Chef tries giving Habitat 1.5 a place behind the firewall

Chef tries giving Habitat 1.5 a place behind the firewall

Automation tool provider Chef has made Habitat 1.5 generally available, focusing on integration with the rest of the portfolio and more options when working on-premises.

The tool meant to help automating the application lifecycle is also said to have become easier to configure, while sporting a more stable Habitat Supervisor. Users dealing with Windows applications are meanwhile promised better support for this specific scenario.

In the announcement accompanying the release, Chef product manager Mike Krasnow especially highlights the newly added option to install Habitat Builder on-premises. Builder is used to store application packages and dependencies, and was initially available as a cloud service only. Since enterprise customers are Chef’s main audience and love themselves a good local setup for added security, however, it can now be installed via the Chef Automate installer as well. 

Besides some hardware and operating system prerequisites, users interested in bootstrapping Builder need to have a public Builder account and an outward bound HTTPS connection.

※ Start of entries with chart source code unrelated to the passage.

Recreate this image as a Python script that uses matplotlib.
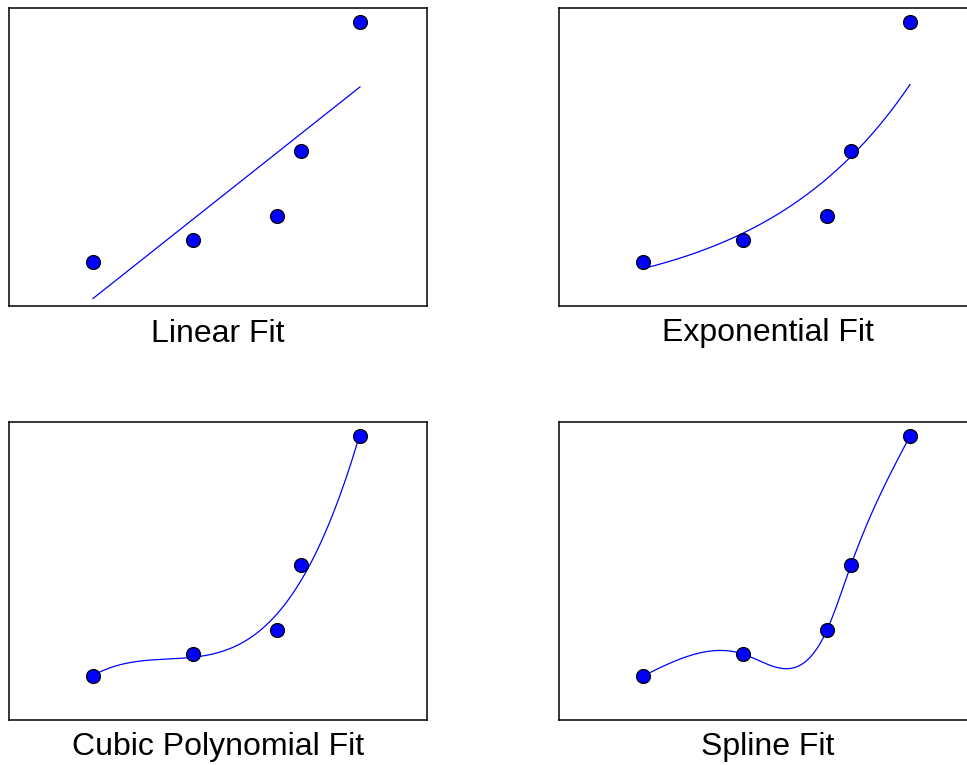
import numpy as np
import matplotlib.pyplot as plt

plt.rcParams['font.family'] = ['Liberation Sans', 'DejaVu Sans']

# sample points
x_data = np.array([1.0, 2.0, 2.84, 3.08, 3.67])
y_data = np.array([0.44, 0.66, 0.90, 1.55, 2.84])
titles = ['Linear Fit', 'Exponential Fit', 'Cubic Polynomial Fit', 'Spline Fit']


def natural_spline(x, y, xs):
    """Natural cubic spline through (x, y), evaluated at xs."""
    n = len(x)
    h = np.diff(x)
    A = np.zeros((n, n))
    r = np.zeros(n)
    A[0, 0] = A[-1, -1] = 1.0
    for i in range(1, n - 1):
        A[i, i - 1] = h[i - 1]
        A[i, i] = 2 * (h[i - 1] + h[i])
        A[i, i + 1] = h[i]
        r[i] = 6 * ((y[i + 1] - y[i]) / h[i] - (y[i] - y[i - 1]) / h[i - 1])
    m = np.linalg.solve(A, r)
    k = np.clip(np.searchsorted(x, xs) - 1, 0, n - 2)
    t0 = x[k + 1] - xs
    t1 = xs - x[k]
    hk = h[k]
    return (m[k] * t0**3 / (6 * hk) + m[k + 1] * t1**3 / (6 * hk)
            + (y[k] / hk - m[k] * hk / 6) * t0
            + (y[k + 1] / hk - m[k + 1] * hk / 6) * t1)


xs = np.linspace(x_data[0], x_data[-1], 300)

lin = np.polyval(np.polyfit(x_data, y_data, 1), xs)
b, log_a = np.polyfit(x_data, np.log(y_data), 1)
expo = np.exp(log_a) * np.exp(b * xs)
cubic = np.polyval(np.polyfit(x_data, y_data, 3), xs)
spline = natural_spline(x_data, y_data, xs)

fits = [lin, expo, cubic, spline]

fig = plt.figure(figsize=(9.67, 7.65), dpi=100)
W, H = 967, 765
boxes = [(9, 8), (559, 8), (9, 422), (559, 422)]

for (left, top), fit, title in zip(boxes, fits, titles):
    ax = fig.add_axes([left / W, 1 - (top + 298) / H, 418 / W, 298 / H])
    ax.plot(xs, fit, color='blue', lw=0.9)
    ax.plot(x_data, y_data, 'o', ms=10, mfc='blue', mec='black', mew=0.9)
    ax.set_xlim(0.16, 4.34)
    ax.set_ylim(0, 2.98)
    ax.set_xticks([])
    ax.set_yticks([])
    for s in ax.spines.values():
        s.set_linewidth(1.1)
    ax.set_xlabel(title, fontsize=23, labelpad=9)

fig.savefig('out.png', dpi=100)
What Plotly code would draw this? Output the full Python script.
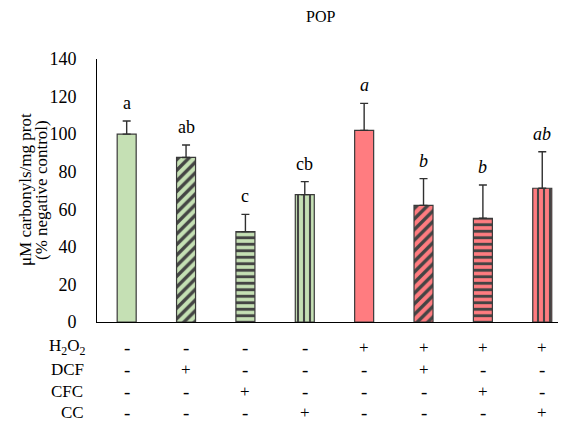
import plotly.graph_objects as go

categories = ["C", "DCF", "CFC", "CC", "H2O2", "H2O2+DCF", "H2O2+CFC", "H2O2+CC"]
values = [100, 87.6, 48.1, 67.8, 102, 62.1, 55.2, 71.2]
errors = [7, 6.6, 9.2, 6.9, 14.4, 14.2, 17.7, 19.4]
letters = ["a", "ab", "c", "cb", "<i>a</i>", "<i>b</i>", "<i>b</i>", "<i>ab</i>"]
row_labels = ["H<sub>2</sub>O<sub>2</sub>", "DCF", "CFC", "CC"]
row_signs = [
    ["-", "-", "-", "-", "+", "+", "+", "+"],
    ["-", "+", "-", "-", "-", "+", "-", "-"],
    ["-", "-", "+", "-", "-", "-", "+", "-"],
    ["-", "-", "-", "+", "-", "-", "-", "+"],
]
y_ticks = [0, 20, 40, 60, 80, 100, 120, 140]

GREEN = "#c5e0b4"
RED = "#ff7c80"
bg = [GREEN] * 4 + [RED] * 4
shapes = ["", "/", "-", "|"] * 2
psize = [8, 7.5, 6.5, 6] * 2
psolid = [0.3, 0.45, 0.45, 0.35] * 2
FONT = "Liberation Serif"

x = list(range(len(categories)))

# page layout (the page has an 8px body margin)
OFF = 8
PLOT_L, PLOT_R, PLOT_T, PLOT_B = 97, 566, 59, 322  # page pixels
W, H = 566 - OFF, 423 - OFF


def px2x(px):
    return (px - PLOT_L) / (PLOT_R - PLOT_L)


def py2y(py):
    return (PLOT_B - py) / (PLOT_B - PLOT_T)


fig = go.Figure()
fig.add_trace(go.Bar(
    x=x, y=values, width=0.32,
    marker=dict(
        color=bg,
        line=dict(color="#3a3a3a", width=1.2),
        pattern=dict(shape=shapes, fgcolor=["black"] * 8, fgopacity=1,
                     fillmode="overlay", size=psize, solidity=psolid),
    ),
    error_y=dict(type="data", array=errors, arrayminus=[0] * 8, symmetric=False,
                 color="#303030", thickness=1.4, width=4),
    showlegend=False,
))

ann = []
for i, (v, e, l) in enumerate(zip(values, errors, letters)):
    ann.append(dict(x=i, y=v + e, xref="x", yref="y", text=l, showarrow=False,
                    yanchor="bottom", yshift=6,
                    font=dict(family=FONT, size=18, color="black")))

row_py = [347, 369, 391, 412]
row_px = [67, 67, 67, 72]
for r, (lab, signs) in enumerate(zip(row_labels, row_signs)):
    yp = py2y(row_py[r])
    ann.append(dict(x=px2x(row_px[r]), y=yp, xref="paper", yref="paper", text=lab,
                    showarrow=False, xanchor="center", yanchor="middle",
                    font=dict(family=FONT, size=17, color="black")))
    for i, s in enumerate(signs):
        ann.append(dict(x=i, y=yp, xref="x", yref="paper", text=s, showarrow=False,
                        xanchor="center", yanchor="middle",
                        font=dict(family=FONT, size=17 if s == "+" else 19,
                                  color="black")))

ann.append(dict(x=px2x(320), y=py2y(17), xref="paper", yref="paper", text="POP",
                showarrow=False, xanchor="center", yanchor="middle",
                font=dict(family=FONT, size=16, color="black")))
for txt, px in [("μM carbonyls/mg prot", 25), ("(% negative control)", 41)]:
    ann.append(dict(x=px2x(px), y=py2y(190), xref="paper", yref="paper",
                    text=txt, textangle=-90,
                    showarrow=False, xanchor="center", yanchor="middle",
                    font=dict(family=FONT, size=17, color="black")))

fig.update_layout(
    width=W, height=H,
    margin=dict(l=PLOT_L - OFF, r=OFF + W - PLOT_R, t=PLOT_T - OFF, b=OFF + H - PLOT_B),
    paper_bgcolor="white", plot_bgcolor="white",
    annotations=ann,
    xaxis=dict(range=[-0.5, 7.4], showticklabels=False, ticks="", showgrid=False,
               zeroline=False, showline=True, linecolor="black", linewidth=1),
    yaxis=dict(range=[0, 140], tickvals=y_ticks, ticks="", showgrid=False,
               zeroline=False, showline=True, linecolor="black", linewidth=1,
               ticklabelstandoff=16,
               tickfont=dict(family=FONT, size=18, color="black")),
)

fig.write_html("out.html")
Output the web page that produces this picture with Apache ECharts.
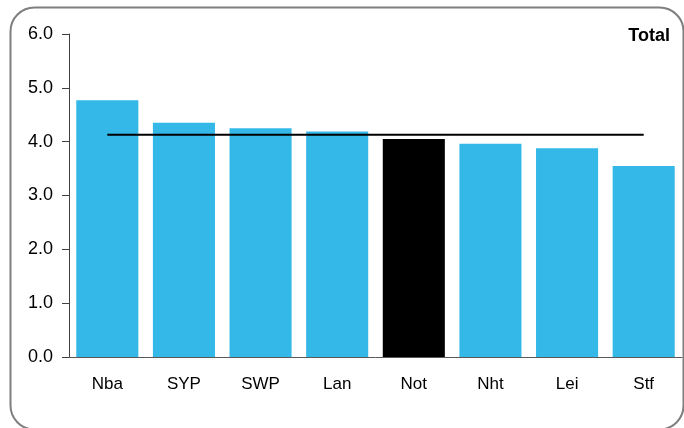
<!DOCTYPE html>
<html><head><meta charset="utf-8">
<script src="https://cdn.jsdelivr.net/npm/echarts@6/dist/echarts.min.js"></script>
<style>html,body{margin:0;padding:0;background:#fff}#c{width:684px;height:428px}</style>
</head><body><div id="c"></div>
<script>
const categories = ['Nba','SYP','SWP','Lan','Not','Nht','Lei','Stf'];
const values = [4.77, 4.35, 4.25, 4.19, 4.05, 3.96, 3.88, 3.55];
const average = [4.13, 4.13, 4.13, 4.13, 4.13, 4.13, 4.13, 4.13];
const highlight = 'Not';
const yTicks = [0, 1, 2, 3, 4, 5, 6];

const chart = echarts.init(document.getElementById('c'), null, {renderer: 'canvas'});
chart.setOption({
  animation: false,
  graphic: [{
    type: 'rect', left: 8, top: 5,
    shape: {width: 673, height: 422, r: 24},
    style: {fill: 'none', stroke: '#7f7f7f', lineWidth: 2}
  }],
  title: {
    text: 'Total', right: 9, top: 22,
    textStyle: {fontFamily: 'Liberation Sans, Arial', fontWeight: 'bold', fontSize: 18, color: '#000'}
  },
  grid: {left: 69, right: 2, top: 34, bottom: 71, containLabel: false},
  xAxis: {
    type: 'category', data: categories,
    axisLine: {lineStyle: {color: '#595959', width: 1}},
    axisTick: {show: false},
    axisLabel: {fontFamily: 'Liberation Sans, Arial', fontSize: 17, color: '#000', margin: 19}
  },
  yAxis: {
    type: 'value', min: yTicks[0], max: yTicks[yTicks.length - 1], interval: 1,
    axisLine: {show: true, lineStyle: {color: '#404040', width: 1}},
    axisTick: {show: true, length: 7, lineStyle: {color: '#404040'}},
    splitLine: {show: false},
    axisLabel: {fontFamily: 'Liberation Sans, Arial', fontSize: 18, color: '#000', margin: 16,
      formatter: v => v.toFixed(1)}
  },
  series: [{
    type: 'bar', barCategoryGap: '19%',
    data: values.map((v, i) => ({value: v, itemStyle: {color: categories[i] === highlight ? '#000' : '#33B8E8'}}))
  }, {
    type: 'line', data: average, symbol: 'none',
    lineStyle: {color: '#000', width: 2}, z: 5
  }]
});
</script></body></html>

Before taking it to production, the docs ask companies to contact one of their representatives, though.

The second notable change of the release isn’t so much about Habitat itself, but its integration with Chef Automate. According to Krasnow, this delivers on the company’s “vision of providing Chef customers with a unified solution (Chef Enterprise Automation Stack) for infrastructure, security, and application automation”.

Product-wise this means that Automate now provides an Application tab, showing which service groups and instances are deployed, if Habitat’s event streaming service is properly configured. The dashboard also informs about the state each service is in, signaling which ones are healthy and which could do with some maintenance.